Nel report Legambiente ricorda che nel 2009 l’UE ha avviato una procedura di infrazione nei confronti dell’Italia, chiedendo la messa a gara delle concessioni visto che la Direttiva Bolkestein del 2006 prevede la possibilità, anche per operatori di altri Paesi dell’Ue, di partecipare ai bandi pubblici per l’assegnazione. L’Italia, ignorando i moniti UE, ha disposto la proroga automatica delle concessioni fino al 31 dicembre 2020. Ma la Corte di Giustizia UE l’ha bocciata con una sentenza del luglio del 2016.
Negli altri Paesi cosa succede?
Negli altri Paesi europei i principali temi – spiagge da garantire alla libera fruizione, canoni di concessione e criteri di assegnazione, controlli – sono affrontati in modo coerente e su obiettivi trasparenti di tutela delle aree costiere, di garanzia di una libera fruizione, di regole trasparenti per le assegnazioni in concessione. Ad esempio in Francia la durata delle concessioni per le spiagge non supera i 12 anni e soprattutto l’80% della lunghezza e l’80% della superficie dei lidi devono essere liberi da costruzioni per sei mesi l’anno: gli stabilimenti vanno quindi rigorosamente montati e poi smontati. La Croazia, tra i vari interventi che ha messo in atto, ha previsto anche il divieto di costruire qualsiasi opera (dai chioschi ai ristoranti) per una distanza minima di 1 km stabilendo una continua ed unica “Area protetta costiera” di alto valore naturale, culturale e storico.
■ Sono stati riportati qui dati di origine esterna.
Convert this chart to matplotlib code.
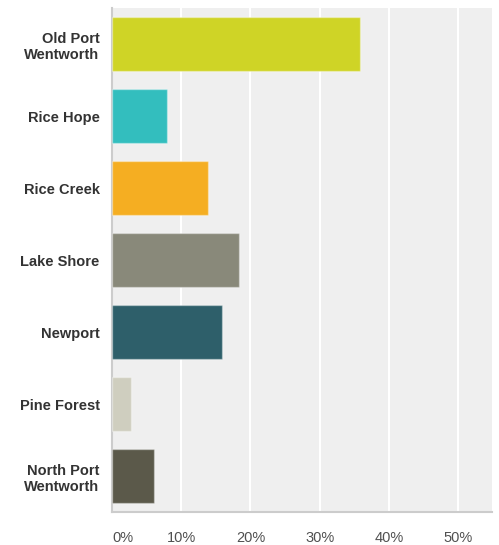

Tra i principi espressi dalla normativa croata si sottolinea l’importanza della libera accessibilità alla costa e della conservazione delle isole disabitate senza possibilità di costruire. Le costruzioni esistenti che si trovano nella fascia a 100 metri dalla costa non possono in nessun modo essere ampliate, mentre per le nuove costruzioni vige il divieto di realizzarne entro una zona distante 1.000 metri dalla costa.